DIRECTION
Repeat the material exactly from its first line to the line that includes "const yTicks = [0, 10, 20, 30, 40, 50, 60];". Skip pictures.

Dataset records
· · · ·

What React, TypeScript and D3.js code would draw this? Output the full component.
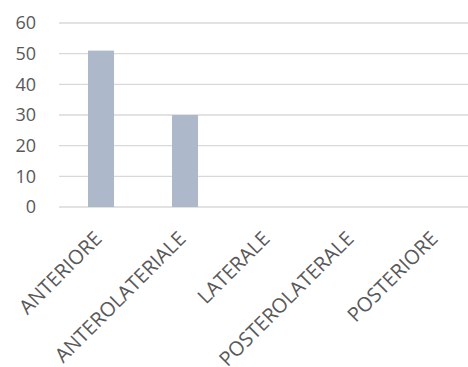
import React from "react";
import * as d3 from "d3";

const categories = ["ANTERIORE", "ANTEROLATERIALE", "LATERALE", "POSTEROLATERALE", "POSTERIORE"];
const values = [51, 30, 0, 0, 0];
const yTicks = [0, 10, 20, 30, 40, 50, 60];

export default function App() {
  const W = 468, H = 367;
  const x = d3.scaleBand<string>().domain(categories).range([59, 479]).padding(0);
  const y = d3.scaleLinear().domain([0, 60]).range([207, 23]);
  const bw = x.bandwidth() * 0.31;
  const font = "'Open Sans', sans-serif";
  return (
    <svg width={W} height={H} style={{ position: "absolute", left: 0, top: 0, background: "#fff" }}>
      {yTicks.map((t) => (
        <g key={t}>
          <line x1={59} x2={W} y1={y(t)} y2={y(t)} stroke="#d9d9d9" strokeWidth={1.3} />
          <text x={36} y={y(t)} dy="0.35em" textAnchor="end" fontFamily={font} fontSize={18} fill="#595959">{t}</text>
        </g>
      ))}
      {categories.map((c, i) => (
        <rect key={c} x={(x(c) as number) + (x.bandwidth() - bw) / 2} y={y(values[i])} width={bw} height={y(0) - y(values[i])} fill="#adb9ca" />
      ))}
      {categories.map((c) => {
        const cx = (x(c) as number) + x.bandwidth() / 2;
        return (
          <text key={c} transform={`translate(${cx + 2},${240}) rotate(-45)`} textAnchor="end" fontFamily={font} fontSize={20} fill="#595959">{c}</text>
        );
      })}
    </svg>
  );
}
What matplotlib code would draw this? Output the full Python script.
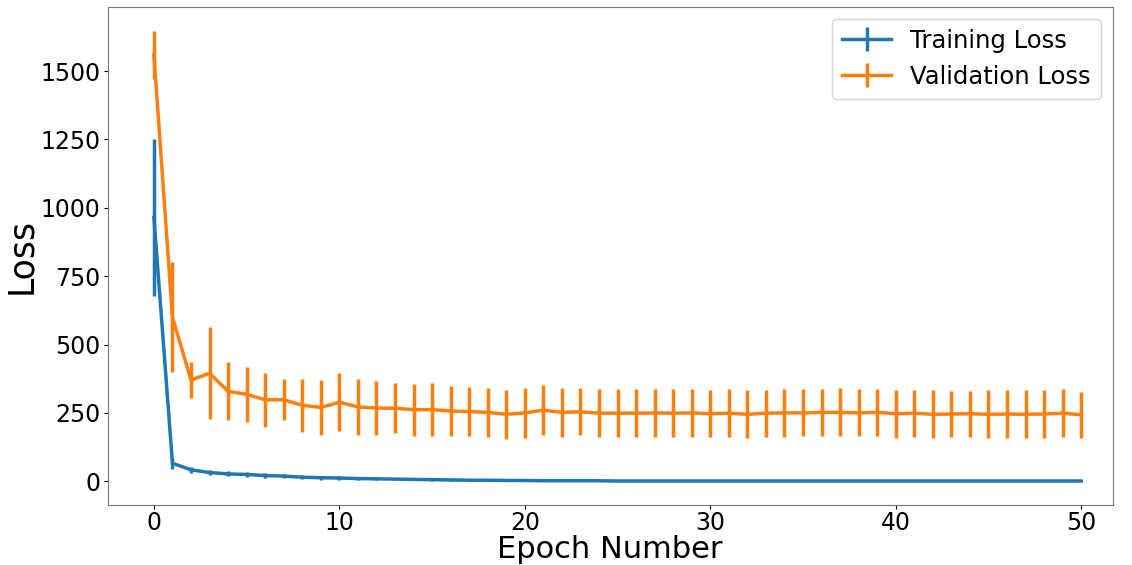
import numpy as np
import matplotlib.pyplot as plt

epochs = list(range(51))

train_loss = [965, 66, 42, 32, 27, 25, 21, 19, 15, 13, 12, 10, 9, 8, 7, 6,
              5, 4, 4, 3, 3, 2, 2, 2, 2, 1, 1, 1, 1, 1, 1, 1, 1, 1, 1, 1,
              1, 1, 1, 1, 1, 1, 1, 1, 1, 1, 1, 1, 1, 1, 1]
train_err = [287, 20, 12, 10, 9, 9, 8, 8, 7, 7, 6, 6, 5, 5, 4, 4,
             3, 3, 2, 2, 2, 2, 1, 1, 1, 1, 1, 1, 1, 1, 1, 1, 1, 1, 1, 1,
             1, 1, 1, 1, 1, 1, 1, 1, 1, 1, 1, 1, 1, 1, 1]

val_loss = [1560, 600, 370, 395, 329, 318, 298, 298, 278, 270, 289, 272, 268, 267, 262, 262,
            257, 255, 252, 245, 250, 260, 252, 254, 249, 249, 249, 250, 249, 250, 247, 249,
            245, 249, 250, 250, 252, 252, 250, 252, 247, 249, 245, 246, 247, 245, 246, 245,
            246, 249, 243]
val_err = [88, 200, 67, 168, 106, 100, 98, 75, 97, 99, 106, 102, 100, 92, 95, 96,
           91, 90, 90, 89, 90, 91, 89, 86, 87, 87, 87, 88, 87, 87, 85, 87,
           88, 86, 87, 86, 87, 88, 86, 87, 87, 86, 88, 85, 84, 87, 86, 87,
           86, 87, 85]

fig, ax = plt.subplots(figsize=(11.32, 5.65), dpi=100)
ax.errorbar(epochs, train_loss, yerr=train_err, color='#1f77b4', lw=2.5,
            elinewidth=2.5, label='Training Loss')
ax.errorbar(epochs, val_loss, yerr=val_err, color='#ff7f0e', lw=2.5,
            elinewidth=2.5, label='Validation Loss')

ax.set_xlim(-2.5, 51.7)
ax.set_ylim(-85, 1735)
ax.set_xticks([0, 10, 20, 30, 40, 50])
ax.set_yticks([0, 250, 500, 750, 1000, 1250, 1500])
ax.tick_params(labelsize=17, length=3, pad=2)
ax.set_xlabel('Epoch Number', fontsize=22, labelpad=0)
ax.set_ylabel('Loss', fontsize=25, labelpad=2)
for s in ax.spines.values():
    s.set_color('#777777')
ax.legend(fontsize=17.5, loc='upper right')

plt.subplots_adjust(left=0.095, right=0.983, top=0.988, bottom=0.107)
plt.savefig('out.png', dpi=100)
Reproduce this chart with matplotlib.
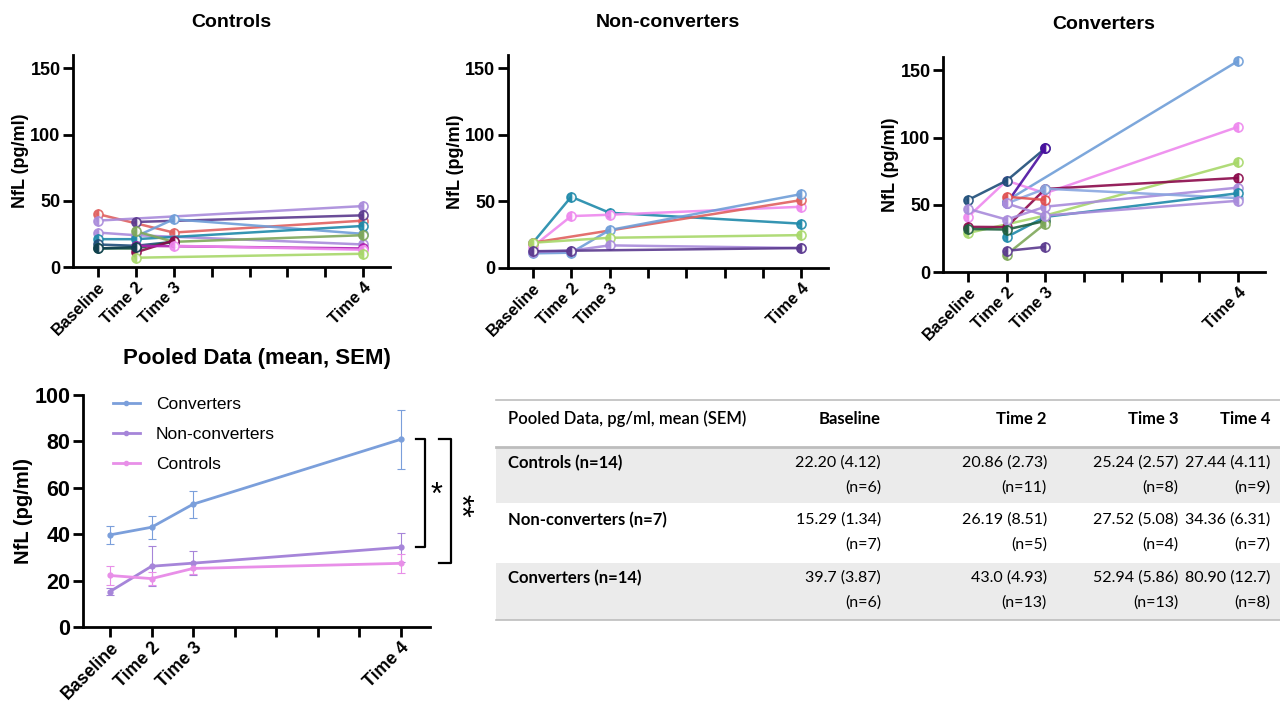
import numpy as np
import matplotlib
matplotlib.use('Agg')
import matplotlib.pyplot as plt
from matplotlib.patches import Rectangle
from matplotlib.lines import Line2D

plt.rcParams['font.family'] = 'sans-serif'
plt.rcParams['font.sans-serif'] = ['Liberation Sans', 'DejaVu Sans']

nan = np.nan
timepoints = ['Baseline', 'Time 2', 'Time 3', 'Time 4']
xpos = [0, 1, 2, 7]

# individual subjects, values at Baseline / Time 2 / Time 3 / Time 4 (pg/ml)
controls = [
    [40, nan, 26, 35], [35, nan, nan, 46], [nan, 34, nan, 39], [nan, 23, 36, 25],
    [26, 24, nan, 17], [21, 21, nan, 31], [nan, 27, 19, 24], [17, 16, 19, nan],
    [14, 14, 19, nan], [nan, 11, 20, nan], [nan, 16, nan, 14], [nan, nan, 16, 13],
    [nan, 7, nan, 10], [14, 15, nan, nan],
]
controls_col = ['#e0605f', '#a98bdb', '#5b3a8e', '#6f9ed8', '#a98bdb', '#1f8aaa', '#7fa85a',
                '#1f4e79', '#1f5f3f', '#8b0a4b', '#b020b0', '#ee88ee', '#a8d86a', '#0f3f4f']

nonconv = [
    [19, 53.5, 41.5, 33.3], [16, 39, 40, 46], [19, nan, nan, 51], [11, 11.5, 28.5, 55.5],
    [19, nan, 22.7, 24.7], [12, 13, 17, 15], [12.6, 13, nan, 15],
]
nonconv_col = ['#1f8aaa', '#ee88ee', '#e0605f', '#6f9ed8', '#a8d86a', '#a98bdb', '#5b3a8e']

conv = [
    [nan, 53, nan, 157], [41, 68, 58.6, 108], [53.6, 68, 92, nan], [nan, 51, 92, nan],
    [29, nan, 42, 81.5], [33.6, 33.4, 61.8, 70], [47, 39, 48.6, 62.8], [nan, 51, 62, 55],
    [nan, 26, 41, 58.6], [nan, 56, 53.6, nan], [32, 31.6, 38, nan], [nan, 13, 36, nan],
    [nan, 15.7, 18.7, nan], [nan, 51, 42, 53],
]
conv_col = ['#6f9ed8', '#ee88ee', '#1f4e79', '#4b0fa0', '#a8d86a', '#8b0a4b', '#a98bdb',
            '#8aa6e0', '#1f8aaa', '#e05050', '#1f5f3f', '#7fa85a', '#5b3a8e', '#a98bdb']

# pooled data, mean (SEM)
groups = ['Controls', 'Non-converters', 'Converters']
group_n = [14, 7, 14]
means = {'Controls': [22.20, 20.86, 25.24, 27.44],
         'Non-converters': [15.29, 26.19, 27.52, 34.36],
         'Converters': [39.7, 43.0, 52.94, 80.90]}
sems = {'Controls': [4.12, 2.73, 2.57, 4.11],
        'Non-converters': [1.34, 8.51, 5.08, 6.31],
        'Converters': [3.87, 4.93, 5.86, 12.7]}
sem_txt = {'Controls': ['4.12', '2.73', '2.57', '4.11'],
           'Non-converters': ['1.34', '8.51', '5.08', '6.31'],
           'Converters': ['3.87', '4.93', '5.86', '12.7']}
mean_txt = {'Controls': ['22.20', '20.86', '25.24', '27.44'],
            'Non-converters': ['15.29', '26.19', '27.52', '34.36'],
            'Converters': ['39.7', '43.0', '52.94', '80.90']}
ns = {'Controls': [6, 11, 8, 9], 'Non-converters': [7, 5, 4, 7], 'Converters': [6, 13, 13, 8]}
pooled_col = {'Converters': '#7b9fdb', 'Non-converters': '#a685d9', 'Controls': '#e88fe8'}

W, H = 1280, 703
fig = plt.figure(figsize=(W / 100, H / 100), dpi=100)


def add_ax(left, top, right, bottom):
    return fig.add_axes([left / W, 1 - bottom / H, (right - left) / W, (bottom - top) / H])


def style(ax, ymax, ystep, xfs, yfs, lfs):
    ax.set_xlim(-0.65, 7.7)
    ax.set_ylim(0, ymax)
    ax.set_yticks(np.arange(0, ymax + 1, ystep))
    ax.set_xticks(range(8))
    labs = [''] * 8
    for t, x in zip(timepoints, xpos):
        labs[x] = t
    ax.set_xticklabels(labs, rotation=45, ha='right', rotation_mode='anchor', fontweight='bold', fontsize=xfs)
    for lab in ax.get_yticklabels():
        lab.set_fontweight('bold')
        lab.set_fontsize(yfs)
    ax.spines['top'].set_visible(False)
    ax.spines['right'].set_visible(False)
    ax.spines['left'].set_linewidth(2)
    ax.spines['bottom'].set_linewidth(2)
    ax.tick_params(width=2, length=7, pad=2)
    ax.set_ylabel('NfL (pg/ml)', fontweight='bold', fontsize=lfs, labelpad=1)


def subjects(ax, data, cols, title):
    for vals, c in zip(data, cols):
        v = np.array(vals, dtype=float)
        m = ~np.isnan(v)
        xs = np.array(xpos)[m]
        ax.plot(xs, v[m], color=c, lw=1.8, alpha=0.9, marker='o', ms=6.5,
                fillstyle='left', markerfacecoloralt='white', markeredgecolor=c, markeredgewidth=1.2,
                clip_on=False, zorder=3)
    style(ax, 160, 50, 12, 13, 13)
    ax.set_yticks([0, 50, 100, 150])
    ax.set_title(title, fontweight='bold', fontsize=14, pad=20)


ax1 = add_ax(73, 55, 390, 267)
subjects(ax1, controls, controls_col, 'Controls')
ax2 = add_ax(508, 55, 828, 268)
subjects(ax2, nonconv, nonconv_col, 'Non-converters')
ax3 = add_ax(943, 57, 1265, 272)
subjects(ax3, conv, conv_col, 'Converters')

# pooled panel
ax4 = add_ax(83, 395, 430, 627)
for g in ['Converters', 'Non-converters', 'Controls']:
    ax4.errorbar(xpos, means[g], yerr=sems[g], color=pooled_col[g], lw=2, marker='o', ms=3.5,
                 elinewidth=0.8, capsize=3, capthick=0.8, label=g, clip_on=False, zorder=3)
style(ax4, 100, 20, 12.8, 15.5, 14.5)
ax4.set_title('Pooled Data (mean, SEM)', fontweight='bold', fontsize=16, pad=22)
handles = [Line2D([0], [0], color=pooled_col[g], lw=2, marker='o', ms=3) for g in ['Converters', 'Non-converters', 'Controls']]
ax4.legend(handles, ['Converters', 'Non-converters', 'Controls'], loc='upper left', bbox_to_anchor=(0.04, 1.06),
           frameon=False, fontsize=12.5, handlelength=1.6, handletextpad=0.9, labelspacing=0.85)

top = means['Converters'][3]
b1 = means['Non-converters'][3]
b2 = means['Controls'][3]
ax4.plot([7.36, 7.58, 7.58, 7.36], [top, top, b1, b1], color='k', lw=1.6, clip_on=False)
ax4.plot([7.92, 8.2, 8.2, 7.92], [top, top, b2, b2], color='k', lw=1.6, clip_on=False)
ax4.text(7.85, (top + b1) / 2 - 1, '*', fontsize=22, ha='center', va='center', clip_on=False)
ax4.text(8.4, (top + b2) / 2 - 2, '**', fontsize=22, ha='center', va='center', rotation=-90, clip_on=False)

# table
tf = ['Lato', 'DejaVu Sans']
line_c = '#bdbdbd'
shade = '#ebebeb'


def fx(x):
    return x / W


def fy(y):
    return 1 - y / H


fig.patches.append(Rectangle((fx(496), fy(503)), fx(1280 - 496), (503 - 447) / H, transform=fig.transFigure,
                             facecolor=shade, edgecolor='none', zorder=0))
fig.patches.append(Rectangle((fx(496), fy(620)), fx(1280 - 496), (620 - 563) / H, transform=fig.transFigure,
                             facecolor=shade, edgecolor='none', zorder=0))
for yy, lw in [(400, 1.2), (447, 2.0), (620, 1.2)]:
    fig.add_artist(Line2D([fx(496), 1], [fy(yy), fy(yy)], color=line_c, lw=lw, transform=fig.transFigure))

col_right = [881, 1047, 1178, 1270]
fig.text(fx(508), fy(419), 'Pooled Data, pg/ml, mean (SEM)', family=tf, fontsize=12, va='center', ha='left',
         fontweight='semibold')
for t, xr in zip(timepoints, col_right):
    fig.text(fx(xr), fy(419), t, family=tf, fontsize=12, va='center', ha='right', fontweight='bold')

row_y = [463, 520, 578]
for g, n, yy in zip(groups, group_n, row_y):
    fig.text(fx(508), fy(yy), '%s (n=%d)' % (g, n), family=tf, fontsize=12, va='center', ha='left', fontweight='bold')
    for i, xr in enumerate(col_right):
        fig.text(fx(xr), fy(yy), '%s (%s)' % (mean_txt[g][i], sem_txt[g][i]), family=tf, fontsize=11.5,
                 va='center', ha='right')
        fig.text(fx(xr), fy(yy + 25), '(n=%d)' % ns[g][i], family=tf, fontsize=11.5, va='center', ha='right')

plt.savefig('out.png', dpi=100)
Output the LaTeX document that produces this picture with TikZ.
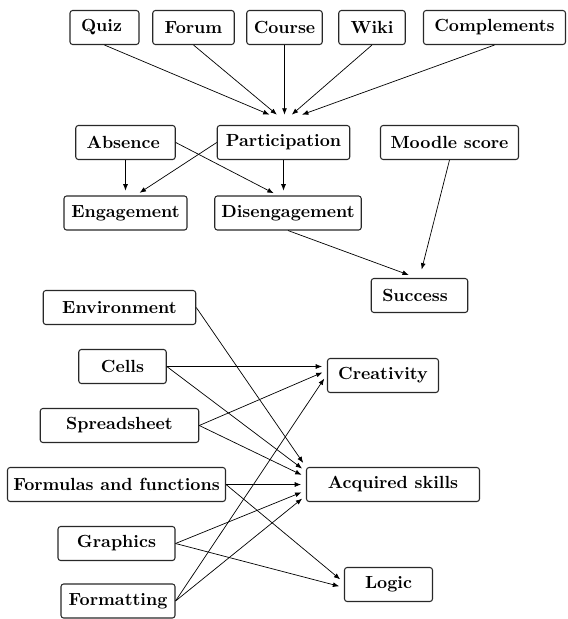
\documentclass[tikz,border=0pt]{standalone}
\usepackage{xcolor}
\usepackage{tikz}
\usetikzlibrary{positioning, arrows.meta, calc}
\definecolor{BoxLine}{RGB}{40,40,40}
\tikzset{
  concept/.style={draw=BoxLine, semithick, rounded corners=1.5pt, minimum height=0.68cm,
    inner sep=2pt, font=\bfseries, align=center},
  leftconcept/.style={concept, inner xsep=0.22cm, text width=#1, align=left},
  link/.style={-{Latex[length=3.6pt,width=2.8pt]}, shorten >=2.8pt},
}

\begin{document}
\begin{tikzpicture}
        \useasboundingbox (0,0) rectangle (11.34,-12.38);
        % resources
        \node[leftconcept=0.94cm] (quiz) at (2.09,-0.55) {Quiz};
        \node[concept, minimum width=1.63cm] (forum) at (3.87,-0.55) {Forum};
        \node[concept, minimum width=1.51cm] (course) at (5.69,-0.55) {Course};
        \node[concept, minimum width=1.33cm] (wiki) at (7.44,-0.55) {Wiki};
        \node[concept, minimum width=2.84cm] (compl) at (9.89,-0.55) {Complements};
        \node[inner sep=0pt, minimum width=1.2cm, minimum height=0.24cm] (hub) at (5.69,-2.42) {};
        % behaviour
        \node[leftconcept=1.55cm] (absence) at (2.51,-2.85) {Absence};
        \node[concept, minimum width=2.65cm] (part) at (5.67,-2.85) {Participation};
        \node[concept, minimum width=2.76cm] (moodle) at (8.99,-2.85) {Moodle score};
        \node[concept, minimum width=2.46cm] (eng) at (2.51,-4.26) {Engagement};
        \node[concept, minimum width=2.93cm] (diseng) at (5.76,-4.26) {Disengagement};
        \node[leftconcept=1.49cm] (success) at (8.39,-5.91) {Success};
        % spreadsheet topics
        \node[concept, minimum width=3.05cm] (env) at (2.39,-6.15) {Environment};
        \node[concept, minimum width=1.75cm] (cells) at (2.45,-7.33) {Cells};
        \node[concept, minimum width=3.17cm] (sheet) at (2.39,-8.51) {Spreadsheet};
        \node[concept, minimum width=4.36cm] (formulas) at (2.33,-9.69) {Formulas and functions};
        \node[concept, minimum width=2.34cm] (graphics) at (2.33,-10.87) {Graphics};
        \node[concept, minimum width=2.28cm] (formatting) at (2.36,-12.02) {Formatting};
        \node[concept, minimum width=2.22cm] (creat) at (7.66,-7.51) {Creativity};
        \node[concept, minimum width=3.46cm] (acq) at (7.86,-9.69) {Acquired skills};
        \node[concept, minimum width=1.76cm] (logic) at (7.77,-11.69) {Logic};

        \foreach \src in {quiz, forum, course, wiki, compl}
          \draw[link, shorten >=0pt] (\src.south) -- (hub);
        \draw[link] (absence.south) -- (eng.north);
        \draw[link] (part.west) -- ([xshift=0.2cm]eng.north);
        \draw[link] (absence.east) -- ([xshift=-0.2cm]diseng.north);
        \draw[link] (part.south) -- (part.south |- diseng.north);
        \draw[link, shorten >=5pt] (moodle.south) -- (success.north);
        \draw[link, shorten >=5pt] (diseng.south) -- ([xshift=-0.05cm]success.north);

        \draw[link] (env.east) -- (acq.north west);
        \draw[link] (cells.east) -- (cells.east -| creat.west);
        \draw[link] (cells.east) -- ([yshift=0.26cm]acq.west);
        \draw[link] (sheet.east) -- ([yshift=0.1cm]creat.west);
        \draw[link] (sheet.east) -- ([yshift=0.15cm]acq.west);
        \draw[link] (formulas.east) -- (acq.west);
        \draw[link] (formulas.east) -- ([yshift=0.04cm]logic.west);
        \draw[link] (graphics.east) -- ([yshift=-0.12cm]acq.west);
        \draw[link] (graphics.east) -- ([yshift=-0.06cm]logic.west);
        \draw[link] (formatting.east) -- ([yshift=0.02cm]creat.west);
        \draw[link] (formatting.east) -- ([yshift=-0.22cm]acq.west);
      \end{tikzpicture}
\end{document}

· · · ·

FINAL RESULT
What React, TypeScript and D3.js code would draw this? Output the full component.
import React from "react";
import * as d3 from "d3";

const categories = ["ANTERIORE", "ANTEROLATERIALE", "LATERALE", "POSTEROLATERALE", "POSTERIORE"];
const values = [51, 30, 0, 0, 0];
const yTicks = [0, 10, 20, 30, 40, 50, 60];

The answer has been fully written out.